Fighting the People’s War
The British and Commonwealth Armies and the Second World War
By Jonathan Fennell
Published by Cambridge University Press | RRP $45.95 in hardback
This book, described variously as a ‘panoramic history’ and ‘an engrossing book that should cause scholars to rethink their approach to the study of Britain and the Commonwealth countries in World War II’ (David Horner, Australian Book Review, May 2020) has won, among its many accolades, the Duke of Wellington Medal for Military History in 2020.
Remarkably, when this book was mooted, there had been no single-volume history of the British and Commonwealth Armies in World War II.
Compared with the First World War, Fennell reveals there was far less enthusiasm for enlisting in the various Commonwealth armies in World War II with similar experiences of sluggish recruitment in Australia, Canada, India, New Zealand and South Africa, where there were varying degrees of loyalty to the notion of empire. Unemployment, brought on by the Great Depression, was a greater driver of recruitment than loyalty to an outdated concept.
The chronology of the war and its key battles and pivot points plus the strategic context provide the backbone for this excellent book which, time and again, refocuses on the morale of the fighting troops and the miscalculation of leaders such as Winston Churchill who ‘… fundamentally undervalued and misunderstood the central aspiration of his citizen soldiers …’. It was ‘… certainty of employment …’ not a fundamental belief in the need to defeat Nazi Germany or Imperial Japan that was uppermost in soldiers’ minds.
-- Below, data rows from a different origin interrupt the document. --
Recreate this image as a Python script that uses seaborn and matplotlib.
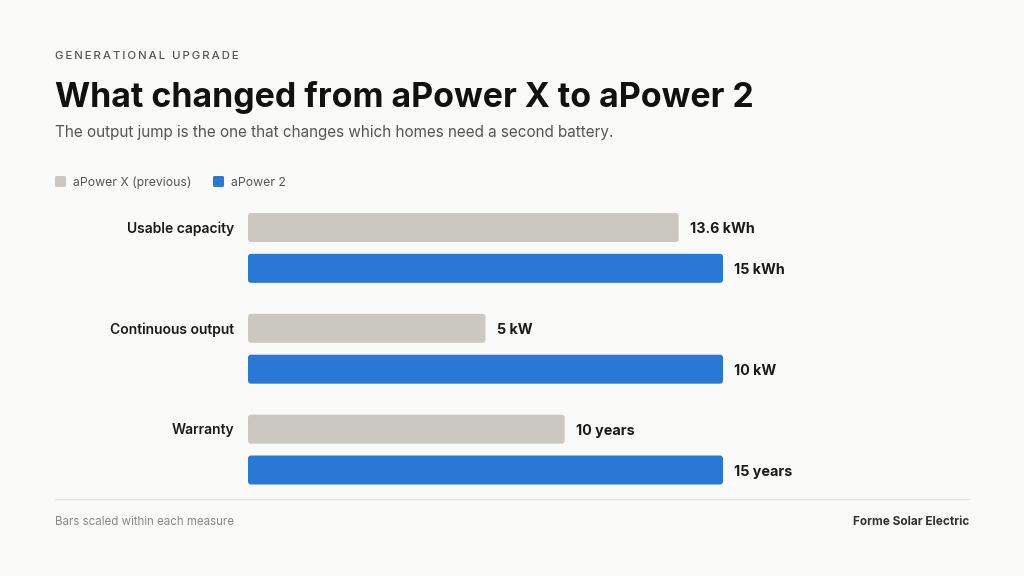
import matplotlib
matplotlib.use("Agg")
import matplotlib.pyplot as plt
import seaborn as sns
import pandas as pd
from matplotlib.patches import FancyBboxPatch
from matplotlib.lines import Line2D

measures = ["Usable capacity", "Continuous output", "Warranty"]
series = ["aPower X (previous)", "aPower 2"]
prev_values = [13.6, 5, 10]
new_values = [15, 10, 15]
prev_labels = ["13.6 kWh", "5 kW", "10 years"]
new_labels = ["15 kWh", "10 kW", "15 years"]

BG = "#fafaf9"
GRAY = "#cbc8c2"
BLUE = "#2a78d6"

rows = []
for i, m in enumerate(measures):
    mx = max(prev_values[i], new_values[i])
    rows.append({"measure": m, "series": series[0], "scaled": prev_values[i] / mx, "label": prev_labels[i]})
    rows.append({"measure": m, "series": series[1], "scaled": new_values[i] / mx, "label": new_labels[i]})
df = pd.DataFrame(rows)

sns.set_theme(style="white")
plt.rcParams["font.family"] = ["Inter", "DejaVu Sans"]

fig = plt.figure(figsize=(10.24, 5.76), dpi=100, facecolor=BG)
W, H = 1024, 576
ax_left, ax_right = 248, 960.5
ax_top, ax_bot = 197.5, 500
ax = fig.add_axes([ax_left / W, 1 - ax_bot / H, (ax_right - ax_left) / W, (ax_bot - ax_top) / H])
ax.set_facecolor(BG)

sns.barplot(data=df, y="measure", x="scaled", hue="series", order=measures,
            hue_order=series, palette=[GRAY, BLUE], orient="h", width=0.81,
            gap=0.29, ax=ax, legend=False, saturation=1)
ax.set_xlim(0, 1.5)
ax.set_ylim(2.5, -0.5)
for s in ax.spines.values():
    s.set_visible(False)
ax.set_xticks([])
ax.set_yticks([])
ax.set_xlabel("")
ax.set_ylabel("")

# rounded bars
xpp = 1.5 / (ax_right - ax_left)
ypp = 3.0 / (ax_bot - ax_top)
r = 3 * xpp
for p in list(ax.patches):
    x0, y0 = p.get_x(), p.get_y()
    w, h = p.get_width(), p.get_height()
    fc = p.get_facecolor()
    p.remove()
    fb = FancyBboxPatch((x0, y0), w, h, boxstyle=f"round,pad=0,rounding_size={r}",
                        mutation_aspect=ypp / xpp, facecolor=fc, edgecolor="none")
    ax.add_patch(fb)

# value and category labels
for i, m in enumerate(measures):
    for j, s in enumerate(series):
        row = df[(df.measure == m) & (df.series == s)].iloc[0]
        yc = i + (-0.2025 if j == 0 else 0.2025)
        ax.annotate(row["label"], (row["scaled"], yc), xytext=(8, -1.2), textcoords="offset points",
                    va="center", ha="left", fontsize=10.3, fontweight="bold", color="#1a1a1a")
    ax.annotate(m, (0, i - 0.2025), xytext=(-10, -0.8), textcoords="offset points",
                va="center", ha="right", fontsize=10, fontweight="semibold", color="#1a1a1a",
                annotation_clip=False)

# header texts
fig.text(55 / W, 1 - 56 / H, "\u2009".join("GENERATIONAL UPGRADE"),
         fontsize=8.2, fontweight="medium", color="#555555", va="center", ha="left")
fig.text(55 / W, 1 - 97 / H, "What changed from aPower X to aPower 2", fontsize=24.4,
         fontweight="bold", color="#111111", va="center", ha="left")
fig.text(55 / W, 1 - 133 / H, "The output jump is the one that changes which homes need a second battery.",
         fontsize=11, color="#555555", va="center", ha="left")

# legend
for lx, col, lab in [(55, GRAY, series[0]), (213, BLUE, series[1])]:
    fig.patches.append(FancyBboxPatch((lx / W, 1 - 187 / H), 11 / W, 11 / H,
                                      boxstyle="round,pad=0,rounding_size=0.002",
                                      transform=fig.transFigure, facecolor=col, edgecolor="none"))
    fig.text((lx + 18) / W, 1 - 182.5 / H, lab, fontsize=8.8, color="#555555", va="center", ha="left")

# separator and footer
fig.add_artist(Line2D([55 / W, 969 / W], [1 - 499 / H, 1 - 499 / H], transform=fig.transFigure,
                      color="#e4e2de", linewidth=0.8))
fig.text(55 / W, 1 - 522 / H, "Bars scaled within each measure", fontsize=8.3, color="#8a8a8a",
         va="center", ha="left")
fig.text(969 / W, 1 - 522 / H, "Forme Solar Electric", fontsize=8.5, fontweight="bold",
         color="#333333", va="center", ha="right")

fig.savefig("out.png", dpi=100, facecolor=BG)
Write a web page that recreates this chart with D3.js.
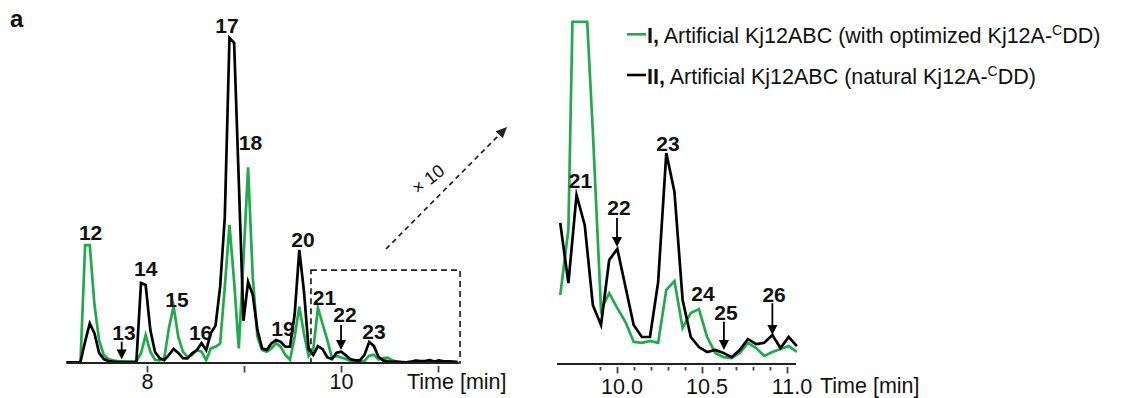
<!DOCTYPE html>
<html>
<head>
<meta charset="utf-8">
<script src="https://cdn.jsdelivr.net/npm/d3@7"></script>
<style>
  body { margin: 0; background: #fff; }
  svg { display: block; }
  text { font-family: "Liberation Sans", Arial, sans-serif; fill: #111; }
</style>
</head>
<body>
<svg id="chart" width="1124" height="398"></svg>
<script>
// Sampling grid of the chromatogram (retention time, min)
const t0 = 7.17;
const dt = 0.048;

// Trace I: Artificial Kj12ABC (with optimized Kj12A-CDD), relative intensity
const seriesI = [
  0.2, 0.2, 0.2, 0.3, 36.3, 36.3, 18, 7, 2.5, 1.2,
  0.8, 0.6, 0.5, 0.4, 0.4, 0.5, 3.0, 8.6, 3.5, 1.0,
  0.8, 1.5, 10.8, 17.5, 8.1, 3.5, 1.8, 2.5, 4.0, 3.5,
  0.9, 4.5, 5.0, 6.0, 23.5, 42.5, 25, 4.5, 31.7, 60.2,
  26.5, 8.1, 4.0, 3.5, 4.5, 6.1, 5.0, 2.5, 1.0, 8,
  17.3, 9, 2.09, 4.1, 17, 12, 7.1, 1.63, 2.15, 1.69,
  1.26, 0.65, 0.62, 0.68, 0.62, 2.25, 2.52, 1.08, 1.54, 1.66,
  0.80, 0.31, 0.18, 0.15, 0.31, 0.62, 0.46, 0.22, 0.34, 0.43,
  0.52, 0.34, 0.4, 0.3, 0.3
];

// Trace II: Artificial Kj12ABC (natural Kj12A-CDD), relative intensity
const seriesII = [
  0.2, 0.2, 0.2, 0.3, 6.6, 12.2, 9.2, 3.1, 1.2, 0.6,
  0.4, 0.3, 0.3, 0.3, 0.3, 0.3, 24.6, 24.0, 10.2, 3.4,
  1.5, 0.9, 2.5, 4.3, 3.1, 1.5, 1.4, 3.0, 4.0, 6.1,
  4.0, 9.2, 11.5, 23.5, 45, 100, 98.5, 56, 13, 25,
  21, 10.2, 4.5, 4.0, 6.0, 7.1, 6.5, 5.0, 5.0, 15,
  34.8, 22, 4.31, 2.46, 5.17, 4.25, 1.78, 1.17, 3.17, 3.51,
  2.34, 1.17, 0.80, 0.80, 2.49, 6.46, 5.26, 1.94, 0.80, 0.49,
  0.34, 0.40, 0.31, 0.18, 0.40, 0.74, 0.58, 0.62, 0.86, 0.46,
  0.80, 0.52, 0.5, 0.4, 0.3
];

const times = seriesI.map((_, i) => +(t0 + i * dt).toFixed(3));

// Axis ticks
const ticksMain = [8, 9, 10, 11];
const tickLabelsMain = [8, 10];
const ticksZoom = [9.9, 10.0, 10.1, 10.2, 10.3, 10.4, 10.5, 10.6, 10.7, 10.8, 10.9, 11.0];
const tickLabelsZoom = [10.0, 10.5, 11.0];

// Peak labels (time, intensity level of the label baseline); arrows: [time, from, tip]
const peaksMain = [
  { text: "12", t: 7.418, v: 37.8 },
  { text: "13", t: 7.763, v: 7.2, arrow: [7.739, 6.55, 1.1] },
  { text: "14", t: 7.987, v: 26.8 },
  { text: "15", t: 8.309, v: 17.3 },
  { text: "16", t: 8.552, v: 7.2 },
  { text: "17", t: 8.825, v: 101.4 },
  { text: "18", t: 9.067, v: 65.5 },
  { text: "19", t: 9.402, v: 8.3 },
  { text: "20", t: 9.608, v: 35.7 },
  { text: "21", t: 9.830, v: 17.8 },
  { text: "22", t: 10.041, v: 12.6, arrow: [10.0, 11.7, 4.0] },
  { text: "23", t: 10.340, v: 7.5 }
];
const peaksZoom = [
  { text: "21", t: 9.785, v: 5.37 },
  { text: "22", t: 10.012, v: 4.55, arrow: [10.0, 4.46, 3.57] },
  { text: "23", t: 10.30, v: 6.52 },
  { text: "24", t: 10.506, v: 1.92 },
  { text: "25", t: 10.641, v: 1.31, arrow: [10.629, 1.27, 0.40] },
  { text: "26", t: 10.924, v: 1.88, arrow: [10.914, 1.84, 0.86] }
];

const legendItems = [
  { roman: "I,", text: " Artificial Kj12ABC (with optimized Kj12A-", color: "#1faa4c" },
  { roman: "II,", text: " Artificial Kj12ABC (natural Kj12A-", color: "#000" }
];

const GREEN = "#1faa4c", BLACK = "#000";
const svg = d3.select("#chart");

// ---------- scales ----------
const xL = d3.scaleLinear().domain([7.17, 11.21]).range([66.5, 458.4]);
const yL = d3.scaleLinear().domain([0, 100]).range([363, 38]);
const xR = d3.scaleLinear().domain([9.647, 11.053]).range([557, 796]);
const yR = d3.scaleLinear().domain([0, 10]).range([363, 38]);
const zoomCap = 10.5;   // intensity above which the x10 view is flattened

const ptsI = times.map((t, i) => ({ t, v: seriesI[i] }));
const ptsII = times.map((t, i) => ({ t, v: seriesII[i] }));

// flatten any excursion above a ceiling onto the ceiling, splitting segments at the crossing
function flattenAbove(pts, yTop) {
  const out = [];
  for (let k = 0; k < pts.length; k++) {
    const [x, y] = pts[k];
    if (k > 0) {
      const [px, py] = pts[k - 1];
      if ((py < yTop) !== (y < yTop)) {
        const f = (yTop - py) / (y - py);
        out.push([px + f * (x - px), yTop]);
      }
    }
    out.push([x, Math.max(y, yTop)]);
  }
  return out;
}

const lineGen = d3.line();
const LW = 2.7;

// ---------- main trace panel ----------
const gL = svg.append("g");
[[ptsI, GREEN], [ptsII, BLACK]].forEach(([pts, c]) => {
  gL.append("path")
    .attr("d", lineGen(pts.map(p => [xL(p.t), yL(p.v)])))
    .attr("fill", "none").attr("stroke", c).attr("stroke-width", LW)
    .attr("stroke-linejoin", "miter").attr("stroke-miterlimit", 6);
});

// ---------- x10 panel ----------
const gR = svg.append("g");
const inZoom = p => p.t >= xR.domain()[0] && p.t <= 11.06;
[[ptsI, GREEN], [ptsII, BLACK]].forEach(([pts, c]) => {
  const px = pts.filter(inZoom).map(p => [xR(p.t), yR(p.v)]);
  gR.append("path")
    .attr("d", lineGen(flattenAbove(px, yR(zoomCap))))
    .attr("fill", "none").attr("stroke", c).attr("stroke-width", LW)
    .attr("stroke-linejoin", "miter").attr("stroke-miterlimit", 6);
});

// ---------- axes ----------
function drawAxis(g, x, yLine, ticks, labelled, major, labelDy, labelDx, fmt) {
  g.append("line")
    .attr("x1", x.range()[0]).attr("x2", x.range()[1])
    .attr("y1", yLine).attr("y2", yLine)
    .attr("stroke", "#222").attr("stroke-width", 2);
  const ax = d3.axisBottom(x).tickValues(ticks).tickSizeOuter(0)
    .tickFormat(d => labelled.some(l => Math.abs(l - d) < 1e-6) ? fmt(d) : "");
  const a = g.append("g").attr("transform", `translate(0,${yLine + 3})`).call(ax);
  a.select(".domain").remove();
  a.selectAll(".tick line")
    .attr("stroke", "#444").attr("stroke-width", 1.8)
    .attr("y2", d => major(d) ? 6.5 : 3.5);
  a.selectAll(".tick text")
    .attr("y", labelDy).attr("dy", 0).attr("dx", labelDx)
    .style("font-family", '"Liberation Sans", Arial, sans-serif')
    .style("font-size", "21.5px").attr("fill", "#111");
}
drawAxis(gL, xL, 363, ticksMain, tickLabelsMain, () => true, 22.5, 0, d => d3.format("d")(d));
drawAxis(gR, xR, 364, ticksZoom, tickLabelsZoom,
  d => tickLabelsZoom.some(l => Math.abs(l - d) < 1e-6), 26.5, 4.5, d => d3.format(".1f")(d));

gL.append("text").attr("x", 407).attr("y", 388.5).style("font-size", "21.5px").text("Time [min]");
gR.append("text").attr("x", 820).attr("y", 393.3).style("font-size", "21.5px").text("Time [min]");

// ---------- peak labels ----------
function drawPeaks(g, x, y, peaks) {
  peaks.forEach(p => {
    g.append("text")
      .attr("x", x(p.t)).attr("y", y(p.v))
      .attr("text-anchor", "middle")
      .style("font-size", "21px").style("font-weight", "bold")
      .text(p.text);
    if (p.arrow) {
      const [ta, vFrom, vTip] = p.arrow;
      const ax = x(ta), y1 = y(vFrom), y2 = y(vTip);
      g.append("line").attr("x1", ax).attr("x2", ax).attr("y1", y1).attr("y2", y2 - 6)
        .attr("stroke", "#000").attr("stroke-width", 1.8);
      g.append("path")
        .attr("d", `M${ax - 5},${y2 - 10}L${ax + 5},${y2 - 10}L${ax},${y2}Z`)
        .attr("fill", "#000");
    }
  });
}
drawPeaks(gL, xL, yL, peaksMain);
drawPeaks(gR, xR, yR, peaksZoom);

// ---------- dashed region box and x10 pointer ----------
gL.append("rect")
  .attr("x", xL(9.69)).attr("y", yL(28.6))
  .attr("width", xL(11.227) - xL(9.69)).attr("height", yL(0) - yL(28.6))
  .attr("fill", "none").attr("stroke", "#222").attr("stroke-width", 1.7)
  .attr("stroke-dasharray", "6,4");

const arrowFrom = [386, 249], arrowTo = [507, 127];
svg.append("line")
  .attr("x1", arrowFrom[0]).attr("y1", arrowFrom[1])
  .attr("x2", arrowTo[0] - 6).attr("y2", arrowTo[1] + 6)
  .attr("stroke", "#222").attr("stroke-width", 1.7).attr("stroke-dasharray", "5,4");
{
  const ang = Math.atan2(arrowTo[1] - arrowFrom[1], arrowTo[0] - arrowFrom[0]);
  const L = 11, Wd = 5;
  const bx = arrowTo[0] - L * Math.cos(ang), by = arrowTo[1] - L * Math.sin(ang);
  const nx = -Math.sin(ang) * Wd, ny = Math.cos(ang) * Wd;
  svg.append("path")
    .attr("d", `M${arrowTo[0]},${arrowTo[1]}L${bx + nx},${by + ny}L${bx - nx},${by - ny}Z`)
    .attr("fill", "#222");
}
svg.append("text")
  .attr("transform", "translate(432,184) rotate(-38)")
  .attr("text-anchor", "middle")
  .style("font-size", "18px")
  .text("× 10");

// ---------- panel letter ----------
svg.append("text").attr("x", 10).attr("y", 27)
  .style("font-size", "24px").style("font-weight", "bold").text("a");

// ---------- legend ----------
const gLeg = svg.append("g");
legendItems.forEach((d, k) => {
  const yb = 43.3 + k * 40.7;
  gLeg.append("line")
    .attr("x1", 627).attr("x2", 646).attr("y1", yb - 9).attr("y2", yb - 9)
    .attr("stroke", d.color).attr("stroke-width", 2.6);
  const t = gLeg.append("text").attr("x", 647).attr("y", yb).style("font-size", "21.5px");
  t.append("tspan").style("font-weight", "bold").text(d.roman);
  t.append("tspan").text(d.text);
  t.append("tspan").attr("dy", -8).style("font-size", "14px").text("C");
  t.append("tspan").attr("dy", 8).text("DD)");
});
</script>
</body>
</html>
Other reviewers have been full of praise. Here is a small sample of opinions:
‘[A] weighty, admirably uncomfortable account [by] an impressively diligent and thoughtful young historian … This is a fascinating and important book, which brings together a mass of information … never before assembled under one roof.’Max Hastings Source: The Sunday Times
‘Incredibly well-researched, brilliantly written and quite frankly, an outstanding book.’ Source: History of War
‘A richly documented, provocative and convincing study.’ David French Source: The Times Literary Supplement
With doubt, this is a book that will find its way onto the shelves of most military history enthusiasts.